> _Work required_
Return the lines below exactly, from the first line to the line that contains "d3.scaleLinear().domain([200, 700]).range([height, 0]);". Leave out pictures.

> _Data lines_

........

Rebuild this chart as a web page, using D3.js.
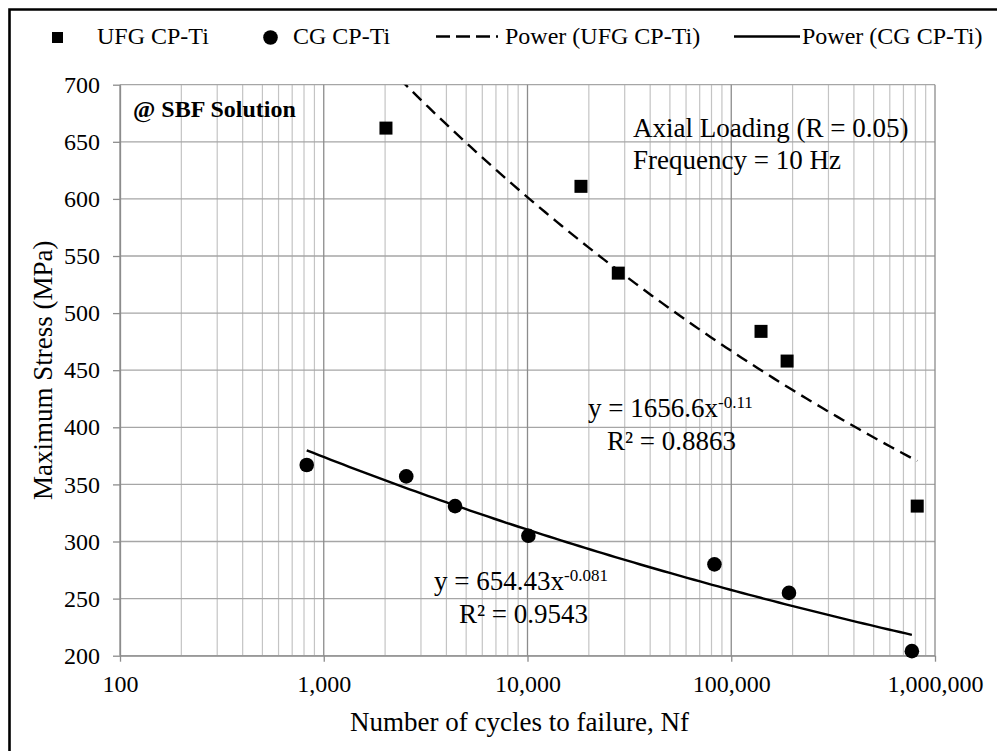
<!DOCTYPE html>
<html>
<head>
<meta charset="utf-8">
<script src="https://cdn.jsdelivr.net/npm/d3@7"></script>
<style>
  body { margin: 0; background: #fff; }
  text { font-family: "Liberation Serif", "Times New Roman", serif; fill: #000; }
</style>
</head>
<body>
<div id="chart"></div>
<script>
// data
const xTickValues = [100, 1000, 10000, 100000, 1000000];
const yTickValues = [200, 250, 300, 350, 400, 450, 500, 550, 600, 650, 700];

const ufgCycles = [2020, 18300, 27900, 140000, 188000, 818000];
const ufgStress = [662, 611, 535, 484, 458, 331];

const cgCycles = [825, 2540, 4410, 10100, 82700, 192000, 770000];
const cgStress = [367, 357, 331, 305, 280, 255, 204];

// power trendlines y = a * x^b, as printed on the chart
const ufgFit = [1656.6, -0.11];
const cgFit = [654.43, -0.081];

const legendNames = ["UFG CP-Ti", "CG CP-Ti", "Power (UFG CP-Ti)", "Power (CG CP-Ti)"];

const svgWidth = 997,
      svgHeight = 751,
      margin = { top: 84.7, right: 62, bottom: 95.3, left: 120 };

const width = svgWidth - margin.left - margin.right;
const height = svgHeight - margin.top - margin.bottom;

const svg = d3.select("#chart")
  .append("svg")
  .attr("width", svgWidth)
  .attr("height", svgHeight);

svg.append("rect")
  .attr("width", svgWidth)
  .attr("height", svgHeight)
  .attr("fill", "#fff");

// outer frame (right/bottom sides fall outside the picture)
svg.append("path")
  .attr("d", `M9.5,${svgHeight} V9.5 H${svgWidth}`)
  .attr("fill", "none")
  .attr("stroke", "#000")
  .attr("stroke-width", 2.6);

const chartGroup = svg.append("g")
  .attr("transform", `translate(${margin.left}, ${margin.top})`);

const xScale = d3.scaleLog().domain([100, 1000000]).range([0, width]);
const yScale = d3.scaleLinear().domain([200, 700]).range([height, 0]);

// minor vertical grid
const minorX = [];
for (let dec = 100; dec < 1000000; dec *= 10) {
  for (let k = 2; k <= 9; k++) minorX.push(dec * k);
}
chartGroup.append("g").selectAll("line")
  .data(minorX)
  .enter()
  .append("line")
  .attr("x1", d => xScale(d)).attr("x2", d => xScale(d))
  .attr("y1", 0).attr("y2", height)
  .attr("stroke", "#c4c4c4")
  .attr("stroke-width", 1.2);

// horizontal grid
chartGroup.append("g").selectAll("line")
  .data(yTickValues)
  .enter()
  .append("line")
  .attr("x1", 0).attr("x2", width)
  .attr("y1", d => yScale(d)).attr("y2", d => yScale(d))
  .attr("stroke", "#a6a6a6")
  .attr("stroke-width", 1.3);

// major vertical grid
chartGroup.append("g").selectAll("line")
  .data(xTickValues)
  .enter()
  .append("line")
  .attr("x1", d => xScale(d)).attr("x2", d => xScale(d))
  .attr("y1", 0).attr("y2", height)
  .attr("stroke", "#8c8c8c")
  .attr("stroke-width", 1.3);

// axes
const bottomAxis = d3.axisBottom(xScale)
  .tickValues(xTickValues)
  .tickFormat(d3.format(","))
  .tickSizeInner(6)
  .tickSizeOuter(0)
  .tickPadding(8);

const leftAxis = d3.axisLeft(yScale)
  .tickValues(yTickValues)
  .tickSizeInner(7)
  .tickSizeOuter(0)
  .tickPadding(13);

const xAxis = chartGroup.append("g")
  .attr("transform", `translate(0, ${height})`)
  .call(bottomAxis);

const yAxis = chartGroup.append("g")
  .call(leftAxis);

[xAxis, yAxis].forEach(ax => {
  ax.select(".domain").attr("stroke", "#8c8c8c").attr("stroke-width", 1.3);
  ax.selectAll(".tick line").attr("stroke", "#8c8c8c").attr("stroke-width", 1.3);
  ax.selectAll(".tick text")
    .attr("font-family", "Liberation Serif")
    .attr("font-size", "24px")
    .attr("fill", "#000");
});
xAxis.selectAll(".tick text").attr("dy", "0.95em");

// axis titles
chartGroup.append("text")
  .attr("x", width / 2 - 8)
  .attr("y", height + 75)
  .attr("text-anchor", "middle")
  .attr("font-size", "27px")
  .text("Number of cycles to failure, Nf");

chartGroup.append("text")
  .attr("transform", "rotate(-90)")
  .attr("x", -height / 2)
  .attr("y", 52 - margin.left)
  .attr("text-anchor", "middle")
  .attr("font-size", "27px")
  .text("Maximum Stress (MPa)");

// trendlines
chartGroup.append("clipPath")
  .attr("id", "plotClip")
  .append("rect")
  .attr("width", width)
  .attr("height", height);

function fitPoints(cycles, fit) {
  const lo = Math.log10(d3.min(cycles)), hi = Math.log10(d3.max(cycles));
  return d3.range(0, 101).map(i => {
    const x = Math.pow(10, lo + (hi - lo) * i / 100);
    return [x, fit[0] * Math.pow(x, fit[1])];
  });
}

const fitLine = d3.line()
  .x(d => xScale(d[0]))
  .y(d => yScale(d[1]));

chartGroup.append("path")
  .datum(fitPoints(ufgCycles, ufgFit))
  .attr("clip-path", "url(#plotClip)")
  .attr("d", fitLine)
  .attr("fill", "none")
  .attr("stroke", "#000")
  .attr("stroke-width", 2.4)
  .attr("stroke-dasharray", "12,7");

chartGroup.append("path")
  .datum(fitPoints(cgCycles, cgFit))
  .attr("d", fitLine)
  .attr("fill", "none")
  .attr("stroke", "#000")
  .attr("stroke-width", 2.4);

// markers
const ufgData = ufgCycles.map((c, i) => ({ cycles: c, stress: ufgStress[i] }));
const cgData = cgCycles.map((c, i) => ({ cycles: c, stress: cgStress[i] }));

chartGroup.append("g").selectAll("rect")
  .data(ufgData)
  .enter()
  .append("rect")
  .attr("x", d => xScale(d.cycles) - 6.5)
  .attr("y", d => yScale(d.stress) - 6.5)
  .attr("width", 13)
  .attr("height", 13)
  .attr("fill", "#000");

chartGroup.append("g").selectAll("circle")
  .data(cgData)
  .enter()
  .append("circle")
  .attr("cx", d => xScale(d.cycles))
  .attr("cy", d => yScale(d.stress))
  .attr("r", 7.3)
  .attr("fill", "#000");

// annotations
svg.append("text")
  .attr("x", 133)
  .attr("y", 117)
  .attr("font-size", "24px")
  .attr("font-weight", "bold")
  .text("@ SBF Solution");

svg.append("text")
  .attr("x", 633)
  .attr("y", 137)
  .attr("font-size", "27px")
  .text("Axial Loading (R = 0.05)");

svg.append("text")
  .attr("x", 633)
  .attr("y", 169)
  .attr("font-size", "27px")
  .text("Frequency = 10 Hz");

function equation(x, y, coef, expo, r2, r2x) {
  const t = svg.append("text")
    .attr("x", x)
    .attr("y", y)
    .attr("font-size", "27px");
  t.append("tspan").text(`y = ${coef}x`);
  t.append("tspan").attr("dy", -9).attr("font-size", "17px").text(expo);
  svg.append("text")
    .attr("x", r2x)
    .attr("y", y + 33)
    .attr("font-size", "27px")
    .text(`R² = ${r2}`);
}
equation(588, 417, "1656.6", "-0.11", "0.8863", 607);
equation(434, 590, "654.43", "-0.081", "0.9543", 459);

// legend
const legend = svg.append("g").attr("transform", "translate(0, 37.5)");
legend.append("rect")
  .attr("x", 52).attr("y", -5.5)
  .attr("width", 11).attr("height", 11)
  .attr("fill", "#000");
legend.append("circle")
  .attr("cx", 270.5).attr("cy", 0).attr("r", 7.3)
  .attr("fill", "#000");
legend.append("line")
  .attr("x1", 436).attr("x2", 498)
  .attr("y1", -1).attr("y2", -1)
  .attr("stroke", "#000").attr("stroke-width", 2.6)
  .attr("stroke-dasharray", "14,6");
legend.append("line")
  .attr("x1", 734).attr("x2", 800)
  .attr("y1", -1).attr("y2", -1)
  .attr("stroke", "#000").attr("stroke-width", 2.6);

const legendX = [97, 293, 505, 802];
legend.selectAll("text.lg")
  .data(legendNames)
  .enter()
  .append("text")
  .attr("class", "lg")
  .attr("x", (d, i) => legendX[i])
  .attr("y", 6)
  .attr("font-size", "24px")
  .text(d => d);
</script>
</body>
</html>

........

> _The output_
Rebuild this chart as a web page, using D3.js.
<!DOCTYPE html>
<html>
<head>
<meta charset="utf-8">
<script src="https://cdn.jsdelivr.net/npm/d3@7"></script>
<style>
  body { margin: 0; background: #fff; }
  text { font-family: "Liberation Serif", "Times New Roman", serif; fill: #000; }
</style>
</head>
<body>
<div id="chart"></div>
<script>
// data
const xTickValues = [100, 1000, 10000, 100000, 1000000];
const yTickValues = [200, 250, 300, 350, 400, 450, 500, 550, 600, 650, 700];

const ufgCycles = [2020, 18300, 27900, 140000, 188000, 818000];
const ufgStress = [662, 611, 535, 484, 458, 331];

const cgCycles = [825, 2540, 4410, 10100, 82700, 192000, 770000];
const cgStress = [367, 357, 331, 305, 280, 255, 204];

// power trendlines y = a * x^b, as printed on the chart
const ufgFit = [1656.6, -0.11];
const cgFit = [654.43, -0.081];

const legendNames = ["UFG CP-Ti", "CG CP-Ti", "Power (UFG CP-Ti)", "Power (CG CP-Ti)"];

const svgWidth = 997,
      svgHeight = 751,
      margin = { top: 84.7, right: 62, bottom: 95.3, left: 120 };

const width = svgWidth - margin.left - margin.right;
const height = svgHeight - margin.top - margin.bottom;

const svg = d3.select("#chart")
  .append("svg")
  .attr("width", svgWidth)
  .attr("height", svgHeight);

svg.append("rect")
  .attr("width", svgWidth)
  .attr("height", svgHeight)
  .attr("fill", "#fff");

// outer frame (right/bottom sides fall outside the picture)
svg.append("path")
  .attr("d", `M9.5,${svgHeight} V9.5 H${svgWidth}`)
  .attr("fill", "none")
  .attr("stroke", "#000")
  .attr("stroke-width", 2.6);

const chartGroup = svg.append("g")
  .attr("transform", `translate(${margin.left}, ${margin.top})`);

const xScale = d3.scaleLog().domain([100, 1000000]).range([0, width]);
const yScale = d3.scaleLinear().domain([200, 700]).range([height, 0]);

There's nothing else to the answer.